Henry told the Globe that the arrangement only traumatized her again because she had to face her alleged abuser regularly. She ultimately reported the episode to Exeter police in May. Ikpeazu was arrested on June 3 on a misdemeanor charge of sexual assault and released on $5,000 personal recognizance bail.
In their letter to alumni, the leaders of the school said it would be wrong to publicly discuss the episode involving Henry and Ikpeazu because the matter is pending in the court system.
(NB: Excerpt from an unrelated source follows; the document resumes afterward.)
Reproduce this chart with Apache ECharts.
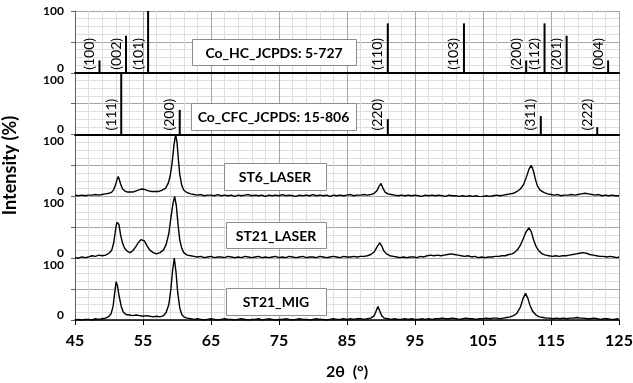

The letter also cited "respect for the privacy of two young Exonians whose lives are at the center of this dispute.''
However, Halie Craig, a 2012 graduate of Phillips Exeter who says she was sexually assaulted while in college, said the officials' refusal to comment on the specific incident was a "cop-out.''
She said school officials had no problem ignoring their duty to promptly report the alleged assault to police, but are now saying they must not interfere with a matter in the courts.
"They didn't have any issues with ignoring legal [requirements] until she went to the police and then people found out,'' she said.
In their letter, MacFarlane and Panetta were contrite about the criticism they've received.
"You have made it clear that we have much to do to regain your trust," they wrote. "We believe a culture of openness is a precondition for change."
But the leaders of the move to withhold donations to the school said the leaders need to do more, writing, "We will continue to urge the students, alumni and trustees of Phillips Exeter Academy to hold administrators accountable until they fully demonstrate the ability to do so themselves."